Like anything else, farming is being transformed by technology, said Bill Cooper, a third-generation farm implement dealer and 1977 Washington College graduate. He demonstrated high-tech global positioning satellite equipment that's becoming standard issue on new rigs such as the $156,000 tractor he parked on campus last week.

With a satellite receiver flashing infrared layouts of fields, the computer applies exactly the necessary amount of fertilizer or chemicals while hands-free steering software keeps the tractor plowing straight lines that are accurate to within 2.5 inches.

"Right now, only about 10 percent of farmers on Delmarva are using these systems," said Cooper. "I believe that as the prices come down, it'll help a lot of farmers stay in business by working more efficiently.
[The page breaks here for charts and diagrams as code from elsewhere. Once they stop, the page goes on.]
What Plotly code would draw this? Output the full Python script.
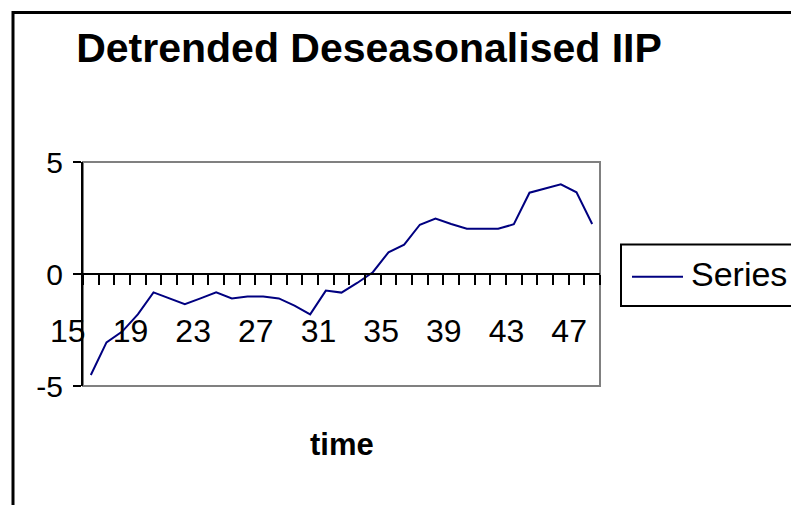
import plotly.graph_objects as go

W, H = 791, 505

# Data
time = list(range(15, 48))
iip = [-4.51, -3.05, -2.57, -1.80, -0.82, -1.09, -1.35, -1.09, -0.82, -1.09,
       -1.01, -1.01, -1.09, -1.41, -1.80, -0.74, -0.83, -0.40, 0.08, 0.97,
       1.31, 2.20, 2.47, 2.23, 2.02, 2.02, 2.02, 2.22, 3.63, 3.82,
       4.00, 3.65, 2.23]
x_labels = [15, 19, 23, 27, 31, 35, 39, 43, 47]
y_ticks = [-5, 0, 5]
title = "Detrended Deseasonalised IIP"
x_title = "time"
series_name = "Series 1"

FONT = "Arial, Liberation Sans, sans-serif"
NAVY = "#000080"

def px(x):
    return x / W

def py(y):
    return 1 - y / H

left, right, top, bottom = 83, 600, 162, 386
zero_y = (top + bottom) / 2

fig = go.Figure()
fig.add_trace(go.Scatter(x=time, y=iip, mode="lines",
                         line=dict(color=NAVY, width=2),
                         name=series_name, showlegend=False))

fig.update_layout(
    width=W, height=H, autosize=False,
    margin=dict(l=0, r=0, t=0, b=0, pad=0),
    paper_bgcolor="white", plot_bgcolor="white",
    font=dict(family=FONT, color="black"),
    title=dict(text="<b>%s</b>" % title, x=px(369), xanchor="center",
               y=py(47.5), yanchor="middle", yref="paper", automargin=False,
               font=dict(size=41, family=FONT, color="black")),
    xaxis=dict(domain=[px(left), px(right)], range=[time[0] - 0.5, time[-1] + 0.5],
               anchor="free", position=py(zero_y), automargin=False,
               showline=True, linecolor="black", linewidth=2,
               showgrid=False, zeroline=False,
               tickmode="array", tickvals=x_labels, ticktext=[str(v) for v in x_labels],
               ticks="", ticklabelshift=-23, ticklabelstandoff=29,
               tickfont=dict(size=32, family=FONT, color="black"),
               minor=dict(tickmode="linear", tick0=time[0] - 0.5, dtick=1,
                          ticks="outside", ticklen=10, tickwidth=2,
                          tickcolor="black", showgrid=False)),
    yaxis=dict(domain=[py(bottom), py(top)], range=[-5, 5], automargin=False,
               anchor="x", showline=True, linecolor="black", linewidth=2,
               showgrid=False, zeroline=False,
               tickmode="array", tickvals=y_ticks, ticktext=[str(v) for v in y_ticks],
               ticks="outside", ticklen=8, tickwidth=2, tickcolor="black",
               ticklabelstandoff=4,
               tickfont=dict(size=30, family=FONT, color="black")),
)

shapes = [
    # outer chart frame (top & left visible)
    dict(type="rect", xref="paper", yref="paper", x0=px(13), x1=1.3,
         y0=-0.3, y1=py(12.5), line=dict(color="black", width=3),
         fillcolor="rgba(0,0,0,0)", layer="below"),
    # plot area border
    dict(type="rect", xref="paper", yref="paper", x0=px(left), x1=px(right),
         y0=py(bottom), y1=py(top), line=dict(color="#808080", width=2),
         fillcolor="rgba(0,0,0,0)", layer="below"),
    # legend box
    dict(type="rect", xref="paper", yref="paper", x0=px(621), x1=1.3,
         y0=py(306), y1=py(244.5), line=dict(color="black", width=2),
         fillcolor="white", layer="above"),
    # legend line sample
    dict(type="line", xref="paper", yref="paper", x0=px(632), x1=px(683),
         y0=py(276.7), y1=py(276.7), line=dict(color=NAVY, width=2), layer="above"),
]
fig.update_layout(shapes=shapes)

fig.add_annotation(text=series_name, xref="paper", yref="paper",
                   x=px(689), y=py(274), xanchor="left", yanchor="middle",
                   showarrow=False, font=dict(size=34, family=FONT, color="black"))
fig.add_annotation(text="<b>%s</b>" % x_title, xref="paper", yref="paper",
                   x=px(342), y=py(444), xanchor="center", yanchor="middle",
                   showarrow=False, font=dict(size=31, family=FONT, color="black"))

fig.write_html("out.html")
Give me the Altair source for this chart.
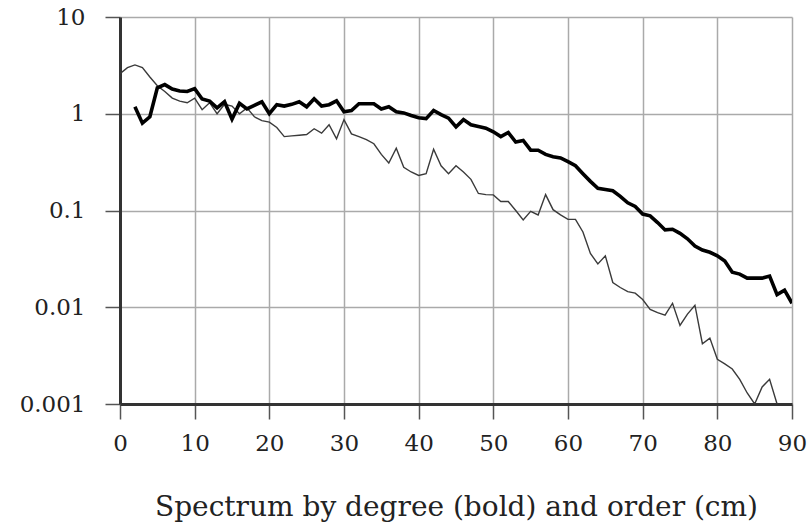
import altair as alt
import pandas as pd

degree_x = list(range(2, 91))
degree_y = [1.18, 0.80, 0.93, 1.85, 2.0, 1.8, 1.72, 1.7, 1.82, 1.42,
            1.35, 1.15, 1.33, 0.88, 1.28, 1.12, 1.22, 1.33, 1.0, 1.24,
            1.2, 1.25, 1.33, 1.18, 1.43, 1.2, 1.24, 1.36, 1.05, 1.08,
            1.27, 1.27, 1.27, 1.12, 1.18, 1.05, 1.02, 0.96, 0.91, 0.89,
            1.08, 0.98, 0.9, 0.73, 0.87, 0.77, 0.74, 0.71, 0.65, 0.58,
            0.64, 0.51, 0.53, 0.42, 0.42, 0.38, 0.36, 0.35, 0.32, 0.29,
            0.24, 0.2, 0.17, 0.165, 0.16, 0.14, 0.12, 0.11, 0.092, 0.088,
            0.075, 0.063, 0.064, 0.058, 0.051, 0.043, 0.039, 0.037, 0.034, 0.030,
            0.023, 0.022, 0.020, 0.020, 0.020, 0.021, 0.0135, 0.015, 0.011]

order_x = list(range(0, 89))
order_y = [2.6, 3.0, 3.2, 3.0, 2.4, 1.95, 1.7, 1.45, 1.35, 1.3,
           1.45, 1.1, 1.3, 1.0, 1.25, 1.2, 1.0, 1.15, 0.93, 0.85,
           0.82, 0.72, 0.58, 0.59, 0.6, 0.61, 0.7, 0.63, 0.77, 0.55,
           0.87, 0.62, 0.58, 0.54, 0.49, 0.38, 0.31, 0.44, 0.28, 0.25,
           0.23, 0.24, 0.43, 0.29, 0.24, 0.29, 0.25, 0.21, 0.15, 0.146,
           0.145, 0.124, 0.124, 0.1, 0.08, 0.098, 0.09, 0.146, 0.102, 0.09,
           0.081, 0.081, 0.06, 0.036, 0.028, 0.034, 0.018, 0.016, 0.0145, 0.014,
           0.012, 0.0095, 0.0088, 0.0083, 0.011, 0.0065, 0.0085, 0.0105, 0.0042, 0.0048,
           0.0029, 0.0026, 0.0023, 0.0018, 0.0013, 0.001, 0.0015, 0.0018, 0.001]

x_ticks = [0, 10, 20, 30, 40, 50, 60, 70, 80, 90]
y_ticks = [0.001, 0.01, 0.1, 1, 10]
title = "Spectrum by degree (bold) and order (cm)"

deg = pd.DataFrame({"x": degree_x, "y": degree_y})
ordr = pd.DataFrame({"x": order_x, "y": order_y})

FONT = "DejaVu Serif"

xenc = alt.X("x:Q", scale=alt.Scale(domain=[0, 90], nice=False),
             axis=alt.Axis(values=x_ticks, title=title, format="d",
                           labelFontSize=23, titleFontSize=28, labelFont=FONT, titleFont=FONT,
                           labelColor="#222", titleColor="#222", titleFontWeight="normal",
                           labelFlush=False, labelOverlap=False,
                           tickSize=15, tickWidth=1.5, tickColor="#555",
                           labelPadding=13, titlePadding=38,
                           domainColor="#333", domainWidth=3,
                           gridColor="#aaaaaa", gridWidth=1.5))
yenc = alt.Y("y:Q", scale=alt.Scale(type="log", domain=[0.001, 10], nice=False),
             axis=alt.Axis(values=y_ticks, title=None, format="~g",
                           labelFontSize=23, labelFont=FONT, labelColor="#222",
                           labelFlush=False, labelOverlap=False,
                           tickSize=15, tickWidth=1.5, tickColor="#555",
                           labelPadding=20,
                           domainColor="#333", domainWidth=3,
                           gridColor="#aaaaaa", gridWidth=1.5))

thin = alt.Chart(ordr).mark_line(color="#3a3a3a", strokeWidth=1.4, clip=True).encode(x=xenc, y=yenc)
bold = alt.Chart(deg).mark_line(color="#000000", strokeWidth=3.6, clip=True).encode(x=xenc, y=yenc)

chart = alt.layer(thin, bold).properties(
    width=672, height=387,
    autosize=alt.AutoSizeParams(type="none"),
    padding={"left": 120, "top": 17, "right": 20, "bottom": 121},
    background="white",
).configure_view(stroke=None)

chart.save("out.html", embed_options={"renderer": "svg", "actions": False})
It's a plus for the environment, too, because they'll be more specific about what they're applying to the land."

Bell acknowledges he's not keen on tests, but students, most of them undergraduate environmental science majors, were required to complete research papers and will deliver oral presentations on them as the semester winds down over the next couple weeks.

Earlier, they had been given an open-book essay to complete, a project that Bell said appeared deceptively simple.

Stewards of land

"They were asked to reconcile agriculture's love of the land, the notion of farmers as stewards of the land, with the slew of environmental regulations that have come down in the last few years," Bell said. "That's really what this class is about. I think all of us were a little naive at the beginning."

Noah Gerstnyer, a 20-year-old sophomore from Baltimore County, said the class has provided an unexpected boost for his hopes for a career in agriculture -- a choice that often made little sense to his high school classmates at Boys Latin, an elite North Baltimore prep school.

"One thing we've seen is that on the Shore there are a lot of tension and politics about farming," Gerstnyer said. "I think this kind of class has opened a lot of people's eyes, whether they're coming at it from the environmental side or from agriculture."